(Entries with chart source code)
────────────────────────────────────────

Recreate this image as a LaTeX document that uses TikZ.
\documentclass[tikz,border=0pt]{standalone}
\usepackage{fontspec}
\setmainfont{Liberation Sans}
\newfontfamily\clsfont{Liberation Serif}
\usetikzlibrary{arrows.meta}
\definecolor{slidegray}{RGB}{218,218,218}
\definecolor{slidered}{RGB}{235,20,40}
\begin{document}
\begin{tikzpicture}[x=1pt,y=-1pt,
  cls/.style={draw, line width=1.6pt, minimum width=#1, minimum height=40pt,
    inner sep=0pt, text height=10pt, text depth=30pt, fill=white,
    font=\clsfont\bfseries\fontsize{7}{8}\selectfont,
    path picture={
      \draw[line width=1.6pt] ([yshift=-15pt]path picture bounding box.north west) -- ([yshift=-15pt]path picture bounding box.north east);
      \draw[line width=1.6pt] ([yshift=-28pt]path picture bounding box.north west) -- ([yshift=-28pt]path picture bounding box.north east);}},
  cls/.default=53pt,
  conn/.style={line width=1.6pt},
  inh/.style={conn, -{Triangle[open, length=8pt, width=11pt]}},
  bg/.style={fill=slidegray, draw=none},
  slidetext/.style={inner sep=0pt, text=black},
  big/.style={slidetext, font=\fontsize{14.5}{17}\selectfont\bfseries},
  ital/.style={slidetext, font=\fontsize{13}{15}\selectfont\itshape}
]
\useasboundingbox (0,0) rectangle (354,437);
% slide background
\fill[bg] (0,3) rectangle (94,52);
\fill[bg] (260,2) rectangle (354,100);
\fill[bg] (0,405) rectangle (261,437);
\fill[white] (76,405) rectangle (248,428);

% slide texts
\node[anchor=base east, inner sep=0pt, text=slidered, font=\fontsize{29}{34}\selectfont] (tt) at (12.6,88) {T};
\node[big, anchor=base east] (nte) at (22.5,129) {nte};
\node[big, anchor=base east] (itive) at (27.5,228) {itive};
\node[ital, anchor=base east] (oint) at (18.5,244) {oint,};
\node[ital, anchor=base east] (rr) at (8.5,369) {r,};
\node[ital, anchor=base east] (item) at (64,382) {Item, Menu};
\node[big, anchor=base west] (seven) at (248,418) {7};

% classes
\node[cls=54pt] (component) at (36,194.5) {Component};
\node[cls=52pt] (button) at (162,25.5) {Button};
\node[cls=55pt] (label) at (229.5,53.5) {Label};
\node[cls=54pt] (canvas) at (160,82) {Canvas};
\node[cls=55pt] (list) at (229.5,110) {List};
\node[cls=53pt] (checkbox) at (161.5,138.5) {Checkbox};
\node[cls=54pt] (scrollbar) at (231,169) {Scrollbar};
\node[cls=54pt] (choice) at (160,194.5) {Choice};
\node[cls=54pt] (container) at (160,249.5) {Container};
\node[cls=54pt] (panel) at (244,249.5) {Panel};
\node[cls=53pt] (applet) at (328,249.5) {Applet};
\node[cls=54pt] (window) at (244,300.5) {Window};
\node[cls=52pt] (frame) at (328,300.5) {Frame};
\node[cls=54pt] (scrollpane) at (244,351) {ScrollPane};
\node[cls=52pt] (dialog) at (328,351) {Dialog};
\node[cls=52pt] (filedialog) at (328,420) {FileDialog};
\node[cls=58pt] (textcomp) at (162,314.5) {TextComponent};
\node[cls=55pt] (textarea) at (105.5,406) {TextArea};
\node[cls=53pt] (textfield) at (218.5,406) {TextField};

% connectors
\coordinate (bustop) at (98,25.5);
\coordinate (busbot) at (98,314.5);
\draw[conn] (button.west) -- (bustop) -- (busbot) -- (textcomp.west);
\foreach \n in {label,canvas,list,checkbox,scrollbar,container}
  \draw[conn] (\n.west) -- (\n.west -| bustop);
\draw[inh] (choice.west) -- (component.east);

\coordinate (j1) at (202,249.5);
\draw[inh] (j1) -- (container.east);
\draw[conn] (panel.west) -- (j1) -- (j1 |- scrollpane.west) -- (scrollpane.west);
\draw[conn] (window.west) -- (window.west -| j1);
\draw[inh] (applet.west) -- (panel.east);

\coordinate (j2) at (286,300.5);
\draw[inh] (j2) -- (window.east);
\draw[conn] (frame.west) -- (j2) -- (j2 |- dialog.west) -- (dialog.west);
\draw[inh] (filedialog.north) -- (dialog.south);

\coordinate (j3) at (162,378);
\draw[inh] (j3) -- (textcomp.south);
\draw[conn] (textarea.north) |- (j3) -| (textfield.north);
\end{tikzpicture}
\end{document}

────────────────────────────────────────

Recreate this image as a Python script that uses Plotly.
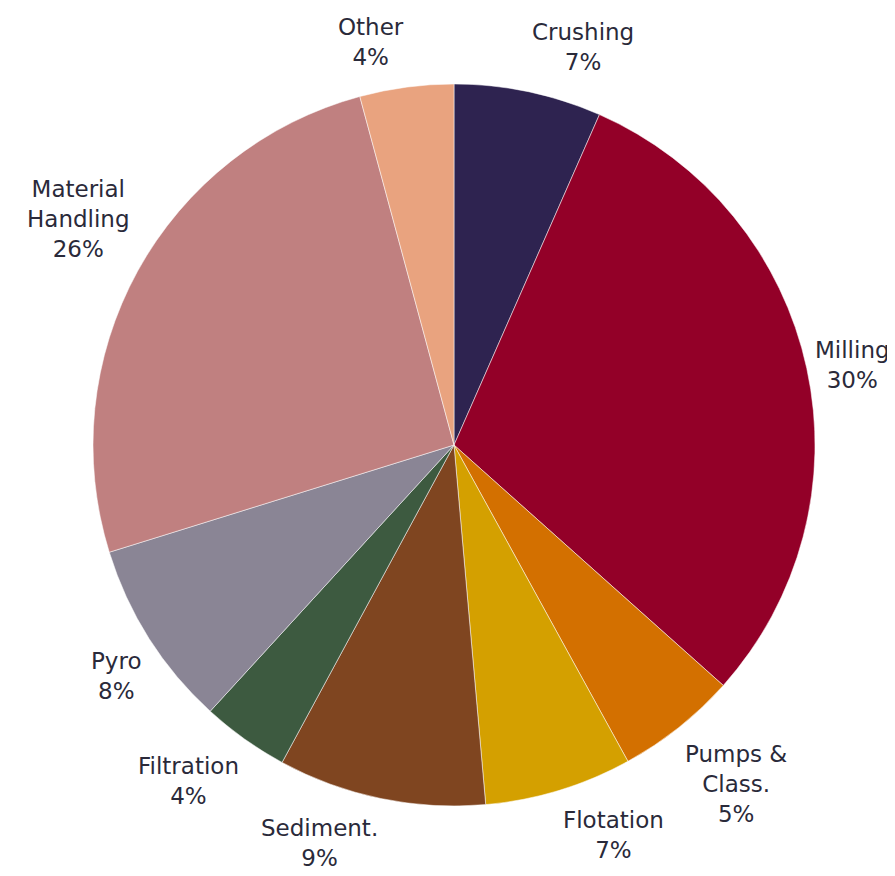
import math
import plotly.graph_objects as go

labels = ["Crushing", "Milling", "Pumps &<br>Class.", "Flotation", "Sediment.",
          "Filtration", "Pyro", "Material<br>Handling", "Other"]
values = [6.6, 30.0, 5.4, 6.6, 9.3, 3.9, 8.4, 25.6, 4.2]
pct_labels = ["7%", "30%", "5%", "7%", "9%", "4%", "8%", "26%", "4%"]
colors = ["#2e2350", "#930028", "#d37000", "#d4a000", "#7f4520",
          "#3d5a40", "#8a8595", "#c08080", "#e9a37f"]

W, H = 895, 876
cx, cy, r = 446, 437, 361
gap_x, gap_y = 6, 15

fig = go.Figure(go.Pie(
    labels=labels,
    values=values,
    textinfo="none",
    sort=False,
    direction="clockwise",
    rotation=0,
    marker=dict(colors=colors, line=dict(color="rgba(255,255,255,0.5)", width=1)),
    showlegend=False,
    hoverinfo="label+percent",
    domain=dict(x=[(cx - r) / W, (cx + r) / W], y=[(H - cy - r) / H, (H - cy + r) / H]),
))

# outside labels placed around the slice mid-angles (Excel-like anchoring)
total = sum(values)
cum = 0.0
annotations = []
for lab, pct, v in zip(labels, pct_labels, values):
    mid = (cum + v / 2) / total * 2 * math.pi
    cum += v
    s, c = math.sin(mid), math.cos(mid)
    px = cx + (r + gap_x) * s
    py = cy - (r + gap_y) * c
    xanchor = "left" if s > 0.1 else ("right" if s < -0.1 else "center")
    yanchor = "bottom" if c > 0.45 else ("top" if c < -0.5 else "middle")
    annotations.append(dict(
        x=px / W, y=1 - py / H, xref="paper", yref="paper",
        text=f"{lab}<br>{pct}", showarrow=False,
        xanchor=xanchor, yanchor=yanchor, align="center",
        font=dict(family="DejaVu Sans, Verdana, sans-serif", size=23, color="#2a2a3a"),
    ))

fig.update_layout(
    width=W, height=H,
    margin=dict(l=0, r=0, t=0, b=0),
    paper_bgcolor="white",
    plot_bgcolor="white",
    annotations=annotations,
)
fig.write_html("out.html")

────────────────────────────────────────

DESCRIPTION OF THE TASK: Your job is to reproduce the lines from the one with "Recreate this image as a Python" through the one with "import plotly.graph_objects as go", both kept, exactly as they are. Leave out the pictures.

COMPLETED EXERCISE:
Recreate this image as a Python script that uses Plotly.
import math
import plotly.graph_objects as go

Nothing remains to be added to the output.